** Start **
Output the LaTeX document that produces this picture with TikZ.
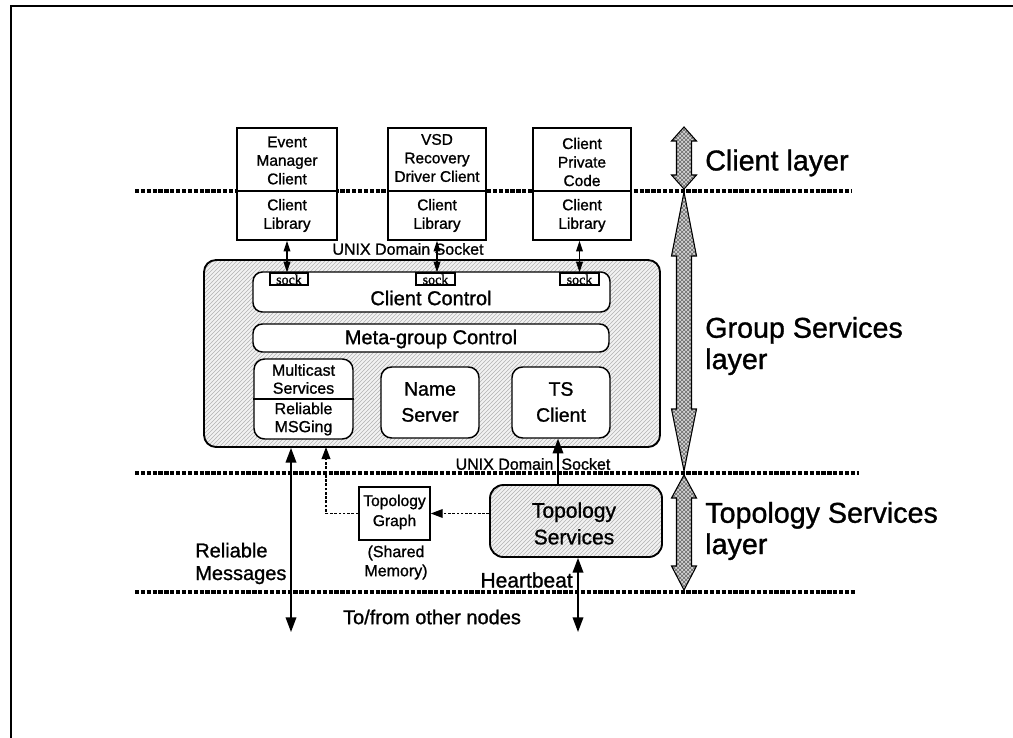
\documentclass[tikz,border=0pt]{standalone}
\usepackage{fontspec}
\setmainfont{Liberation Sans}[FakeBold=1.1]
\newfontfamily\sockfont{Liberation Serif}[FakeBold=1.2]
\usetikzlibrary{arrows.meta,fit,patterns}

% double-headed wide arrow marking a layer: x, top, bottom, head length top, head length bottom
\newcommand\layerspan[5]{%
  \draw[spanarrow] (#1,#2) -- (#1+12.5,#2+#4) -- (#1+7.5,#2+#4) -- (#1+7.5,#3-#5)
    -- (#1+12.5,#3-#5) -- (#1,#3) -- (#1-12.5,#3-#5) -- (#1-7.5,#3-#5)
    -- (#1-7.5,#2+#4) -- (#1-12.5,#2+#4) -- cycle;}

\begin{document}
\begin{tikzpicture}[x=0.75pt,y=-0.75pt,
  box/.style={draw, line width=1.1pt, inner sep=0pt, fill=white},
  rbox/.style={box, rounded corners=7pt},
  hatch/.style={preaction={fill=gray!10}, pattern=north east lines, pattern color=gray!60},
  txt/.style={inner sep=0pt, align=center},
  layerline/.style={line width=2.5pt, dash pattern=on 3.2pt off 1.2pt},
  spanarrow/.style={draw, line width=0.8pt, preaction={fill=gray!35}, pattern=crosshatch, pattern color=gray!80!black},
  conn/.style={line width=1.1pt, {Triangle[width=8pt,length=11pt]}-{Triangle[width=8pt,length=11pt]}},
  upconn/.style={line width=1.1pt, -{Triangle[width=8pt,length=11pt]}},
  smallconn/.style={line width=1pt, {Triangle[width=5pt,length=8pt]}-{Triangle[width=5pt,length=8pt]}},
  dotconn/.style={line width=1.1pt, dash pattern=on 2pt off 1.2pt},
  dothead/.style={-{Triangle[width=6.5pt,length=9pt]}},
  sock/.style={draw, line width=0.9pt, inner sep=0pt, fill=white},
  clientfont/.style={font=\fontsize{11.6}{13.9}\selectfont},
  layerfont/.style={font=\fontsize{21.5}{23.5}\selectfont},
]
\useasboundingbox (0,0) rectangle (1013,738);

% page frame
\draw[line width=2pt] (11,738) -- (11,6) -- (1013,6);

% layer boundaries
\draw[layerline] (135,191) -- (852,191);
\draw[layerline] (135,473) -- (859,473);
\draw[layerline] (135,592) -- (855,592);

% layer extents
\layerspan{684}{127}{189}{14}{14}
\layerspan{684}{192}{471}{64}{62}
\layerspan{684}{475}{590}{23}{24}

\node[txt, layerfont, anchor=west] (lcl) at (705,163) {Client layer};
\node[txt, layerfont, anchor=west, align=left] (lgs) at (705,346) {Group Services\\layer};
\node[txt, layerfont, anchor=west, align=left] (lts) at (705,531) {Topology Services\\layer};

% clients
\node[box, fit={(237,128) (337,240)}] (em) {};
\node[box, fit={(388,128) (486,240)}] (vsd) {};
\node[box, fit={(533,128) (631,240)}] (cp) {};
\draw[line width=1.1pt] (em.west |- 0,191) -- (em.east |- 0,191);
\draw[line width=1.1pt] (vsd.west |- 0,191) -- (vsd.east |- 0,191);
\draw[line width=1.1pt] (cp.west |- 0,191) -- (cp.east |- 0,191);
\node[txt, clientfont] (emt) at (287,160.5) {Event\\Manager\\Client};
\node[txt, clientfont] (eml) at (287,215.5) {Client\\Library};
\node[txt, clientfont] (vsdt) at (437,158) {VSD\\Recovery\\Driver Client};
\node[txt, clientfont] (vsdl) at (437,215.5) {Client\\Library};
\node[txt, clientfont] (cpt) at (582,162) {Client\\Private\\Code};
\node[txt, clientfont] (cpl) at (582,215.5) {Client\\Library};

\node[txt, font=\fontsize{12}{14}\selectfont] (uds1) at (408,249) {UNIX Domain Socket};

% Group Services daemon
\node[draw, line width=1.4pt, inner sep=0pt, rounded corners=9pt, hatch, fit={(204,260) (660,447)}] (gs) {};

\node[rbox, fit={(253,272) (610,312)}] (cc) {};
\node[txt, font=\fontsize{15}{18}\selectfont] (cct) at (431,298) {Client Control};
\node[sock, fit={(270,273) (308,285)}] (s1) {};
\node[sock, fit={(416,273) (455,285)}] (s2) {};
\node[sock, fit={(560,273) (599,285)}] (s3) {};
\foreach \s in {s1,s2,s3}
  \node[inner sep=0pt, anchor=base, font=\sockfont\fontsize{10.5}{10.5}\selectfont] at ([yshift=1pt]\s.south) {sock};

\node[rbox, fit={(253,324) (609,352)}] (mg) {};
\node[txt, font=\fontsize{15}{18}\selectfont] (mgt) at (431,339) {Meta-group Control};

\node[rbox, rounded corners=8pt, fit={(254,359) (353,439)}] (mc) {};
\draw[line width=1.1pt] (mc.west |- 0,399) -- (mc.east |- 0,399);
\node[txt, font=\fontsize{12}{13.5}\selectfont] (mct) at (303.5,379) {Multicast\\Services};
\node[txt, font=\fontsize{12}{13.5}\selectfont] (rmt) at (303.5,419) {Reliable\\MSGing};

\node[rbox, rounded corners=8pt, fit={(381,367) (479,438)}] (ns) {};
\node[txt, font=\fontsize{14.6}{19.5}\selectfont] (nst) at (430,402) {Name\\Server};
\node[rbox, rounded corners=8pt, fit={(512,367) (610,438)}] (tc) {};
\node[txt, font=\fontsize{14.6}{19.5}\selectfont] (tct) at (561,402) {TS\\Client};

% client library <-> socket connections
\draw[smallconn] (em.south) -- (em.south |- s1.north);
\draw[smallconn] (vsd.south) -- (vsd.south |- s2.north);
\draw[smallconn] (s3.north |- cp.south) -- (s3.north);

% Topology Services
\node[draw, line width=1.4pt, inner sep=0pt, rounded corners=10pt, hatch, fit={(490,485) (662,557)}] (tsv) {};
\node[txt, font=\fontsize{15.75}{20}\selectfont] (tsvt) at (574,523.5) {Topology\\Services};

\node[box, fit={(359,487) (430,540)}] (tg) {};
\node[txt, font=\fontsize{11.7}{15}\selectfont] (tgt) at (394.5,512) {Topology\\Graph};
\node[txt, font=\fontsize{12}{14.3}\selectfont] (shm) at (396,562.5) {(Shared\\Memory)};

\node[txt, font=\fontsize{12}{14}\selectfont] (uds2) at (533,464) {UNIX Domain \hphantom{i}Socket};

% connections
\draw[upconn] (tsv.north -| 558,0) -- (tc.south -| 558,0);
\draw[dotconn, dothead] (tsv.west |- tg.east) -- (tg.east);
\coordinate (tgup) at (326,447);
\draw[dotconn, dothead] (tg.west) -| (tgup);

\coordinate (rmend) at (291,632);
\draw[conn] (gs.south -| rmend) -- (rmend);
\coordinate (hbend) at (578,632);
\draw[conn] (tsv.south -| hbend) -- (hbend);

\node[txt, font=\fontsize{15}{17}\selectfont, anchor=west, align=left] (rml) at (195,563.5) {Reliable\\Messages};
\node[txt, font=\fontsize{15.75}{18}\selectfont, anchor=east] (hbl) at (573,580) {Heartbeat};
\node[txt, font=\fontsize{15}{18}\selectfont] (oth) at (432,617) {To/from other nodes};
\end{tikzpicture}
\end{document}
** End **
** Start **
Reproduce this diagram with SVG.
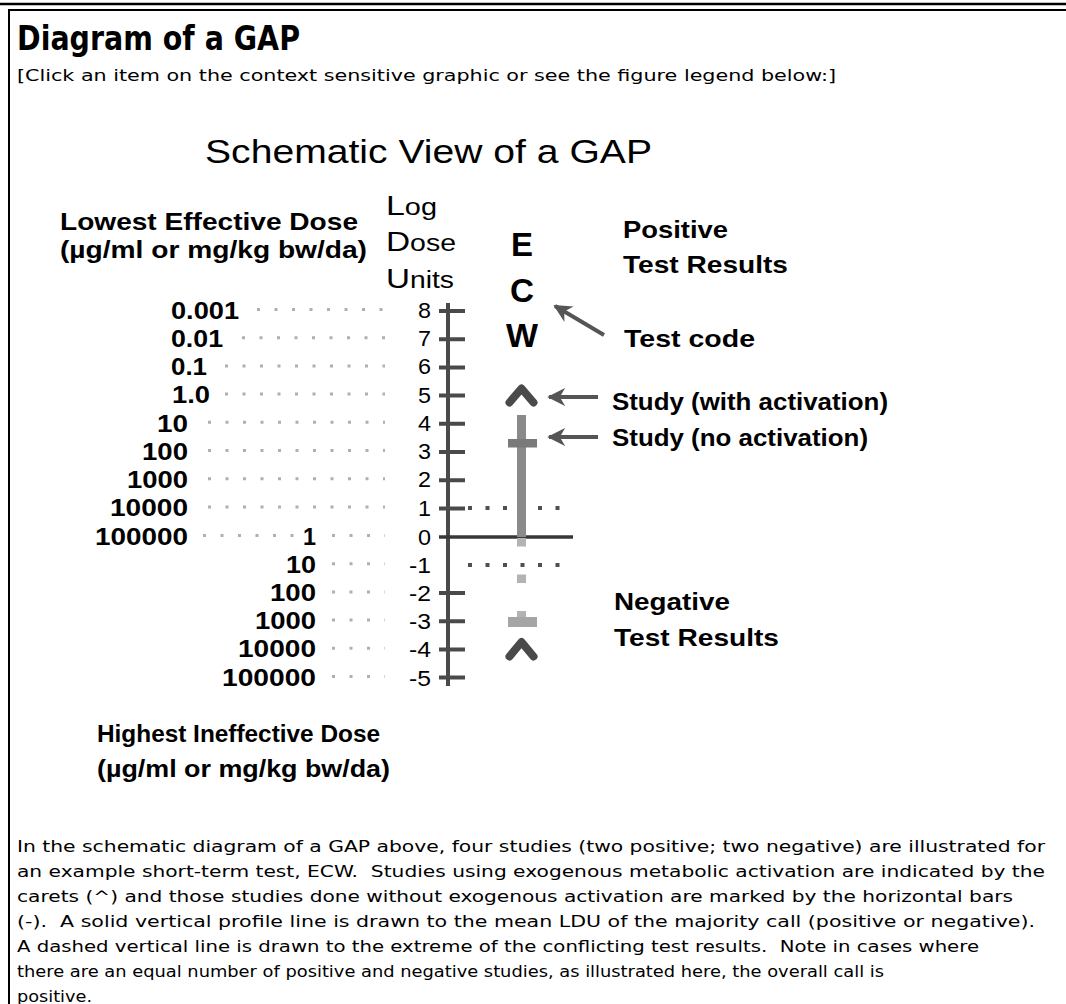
** End **
** Start **
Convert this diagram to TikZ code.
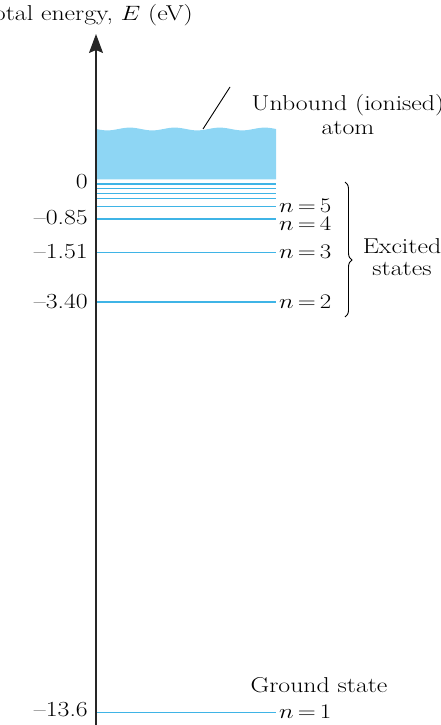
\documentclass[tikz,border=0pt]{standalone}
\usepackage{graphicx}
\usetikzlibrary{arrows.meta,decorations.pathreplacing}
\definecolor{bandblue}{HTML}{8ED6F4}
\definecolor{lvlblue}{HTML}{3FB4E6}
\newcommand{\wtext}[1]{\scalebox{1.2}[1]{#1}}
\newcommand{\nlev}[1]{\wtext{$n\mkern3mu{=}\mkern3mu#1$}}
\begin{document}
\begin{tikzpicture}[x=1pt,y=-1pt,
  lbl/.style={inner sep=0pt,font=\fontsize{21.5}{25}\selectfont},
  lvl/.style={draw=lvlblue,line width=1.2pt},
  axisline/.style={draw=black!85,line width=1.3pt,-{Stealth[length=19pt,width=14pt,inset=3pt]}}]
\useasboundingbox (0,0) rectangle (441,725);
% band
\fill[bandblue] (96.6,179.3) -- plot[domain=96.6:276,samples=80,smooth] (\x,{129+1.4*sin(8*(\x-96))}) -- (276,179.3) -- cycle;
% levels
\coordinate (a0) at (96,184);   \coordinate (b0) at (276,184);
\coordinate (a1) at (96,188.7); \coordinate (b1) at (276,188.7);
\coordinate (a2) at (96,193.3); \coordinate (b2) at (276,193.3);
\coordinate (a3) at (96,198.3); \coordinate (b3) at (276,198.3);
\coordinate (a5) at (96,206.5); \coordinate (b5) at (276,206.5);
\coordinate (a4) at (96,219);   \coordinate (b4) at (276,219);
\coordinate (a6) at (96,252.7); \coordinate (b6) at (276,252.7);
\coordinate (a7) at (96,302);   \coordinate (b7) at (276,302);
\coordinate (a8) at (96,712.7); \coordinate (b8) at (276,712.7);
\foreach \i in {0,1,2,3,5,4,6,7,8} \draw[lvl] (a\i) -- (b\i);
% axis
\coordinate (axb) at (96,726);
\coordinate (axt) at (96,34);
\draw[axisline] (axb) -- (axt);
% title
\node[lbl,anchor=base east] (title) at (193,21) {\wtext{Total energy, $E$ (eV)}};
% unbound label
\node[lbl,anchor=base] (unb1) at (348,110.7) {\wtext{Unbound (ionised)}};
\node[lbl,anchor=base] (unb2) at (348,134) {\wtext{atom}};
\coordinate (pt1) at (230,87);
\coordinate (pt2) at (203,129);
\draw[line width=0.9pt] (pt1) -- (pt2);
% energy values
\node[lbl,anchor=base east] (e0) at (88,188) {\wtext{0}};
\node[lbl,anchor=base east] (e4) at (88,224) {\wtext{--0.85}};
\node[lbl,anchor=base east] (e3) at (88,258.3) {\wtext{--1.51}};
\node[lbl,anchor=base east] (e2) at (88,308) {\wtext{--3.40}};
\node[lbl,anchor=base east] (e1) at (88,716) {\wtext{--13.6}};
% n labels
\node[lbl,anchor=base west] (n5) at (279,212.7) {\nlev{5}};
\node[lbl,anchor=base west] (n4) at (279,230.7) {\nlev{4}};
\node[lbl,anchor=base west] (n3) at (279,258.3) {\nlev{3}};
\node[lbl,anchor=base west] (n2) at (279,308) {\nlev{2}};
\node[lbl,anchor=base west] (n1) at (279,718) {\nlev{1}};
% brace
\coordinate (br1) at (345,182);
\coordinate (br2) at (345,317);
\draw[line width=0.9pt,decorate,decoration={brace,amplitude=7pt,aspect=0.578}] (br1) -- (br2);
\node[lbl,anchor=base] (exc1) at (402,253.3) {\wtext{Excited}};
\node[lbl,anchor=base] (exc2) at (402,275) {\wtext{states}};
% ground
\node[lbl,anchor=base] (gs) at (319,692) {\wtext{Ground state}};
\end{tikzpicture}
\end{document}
** End **
The problem: Give back, unchanged, each line from the one containing "Output the LaTeX" through the one containing "anchor=west, align=left] (lts)". Pictures are to be left out.

Reply to the exercise:
Output the LaTeX document that produces this picture with TikZ.
\documentclass[tikz,border=0pt]{standalone}
\usepackage{fontspec}
\setmainfont{Liberation Sans}[FakeBold=1.1]
\newfontfamily\sockfont{Liberation Serif}[FakeBold=1.2]
\usetikzlibrary{arrows.meta,fit,patterns}

% double-headed wide arrow marking a layer: x, top, bottom, head length top, head length bottom
\newcommand\layerspan[5]{%
  \draw[spanarrow] (#1,#2) -- (#1+12.5,#2+#4) -- (#1+7.5,#2+#4) -- (#1+7.5,#3-#5)
    -- (#1+12.5,#3-#5) -- (#1,#3) -- (#1-12.5,#3-#5) -- (#1-7.5,#3-#5)
    -- (#1-7.5,#2+#4) -- (#1-12.5,#2+#4) -- cycle;}

\begin{document}
\begin{tikzpicture}[x=0.75pt,y=-0.75pt,
  box/.style={draw, line width=1.1pt, inner sep=0pt, fill=white},
  rbox/.style={box, rounded corners=7pt},
  hatch/.style={preaction={fill=gray!10}, pattern=north east lines, pattern color=gray!60},
  txt/.style={inner sep=0pt, align=center},
  layerline/.style={line width=2.5pt, dash pattern=on 3.2pt off 1.2pt},
  spanarrow/.style={draw, line width=0.8pt, preaction={fill=gray!35}, pattern=crosshatch, pattern color=gray!80!black},
  conn/.style={line width=1.1pt, {Triangle[width=8pt,length=11pt]}-{Triangle[width=8pt,length=11pt]}},
  upconn/.style={line width=1.1pt, -{Triangle[width=8pt,length=11pt]}},
  smallconn/.style={line width=1pt, {Triangle[width=5pt,length=8pt]}-{Triangle[width=5pt,length=8pt]}},
  dotconn/.style={line width=1.1pt, dash pattern=on 2pt off 1.2pt},
  dothead/.style={-{Triangle[width=6.5pt,length=9pt]}},
  sock/.style={draw, line width=0.9pt, inner sep=0pt, fill=white},
  clientfont/.style={font=\fontsize{11.6}{13.9}\selectfont},
  layerfont/.style={font=\fontsize{21.5}{23.5}\selectfont},
]
\useasboundingbox (0,0) rectangle (1013,738);

% page frame
\draw[line width=2pt] (11,738) -- (11,6) -- (1013,6);

% layer boundaries
\draw[layerline] (135,191) -- (852,191);
\draw[layerline] (135,473) -- (859,473);
\draw[layerline] (135,592) -- (855,592);

% layer extents
\layerspan{684}{127}{189}{14}{14}
\layerspan{684}{192}{471}{64}{62}
\layerspan{684}{475}{590}{23}{24}

\node[txt, layerfont, anchor=west] (lcl) at (705,163) {Client layer};
\node[txt, layerfont, anchor=west, align=left] (lgs) at (705,346) {Group Services\\layer};
\node[txt, layerfont, anchor=west, align=left] (lts) at (705,531) {Topology Services\\layer};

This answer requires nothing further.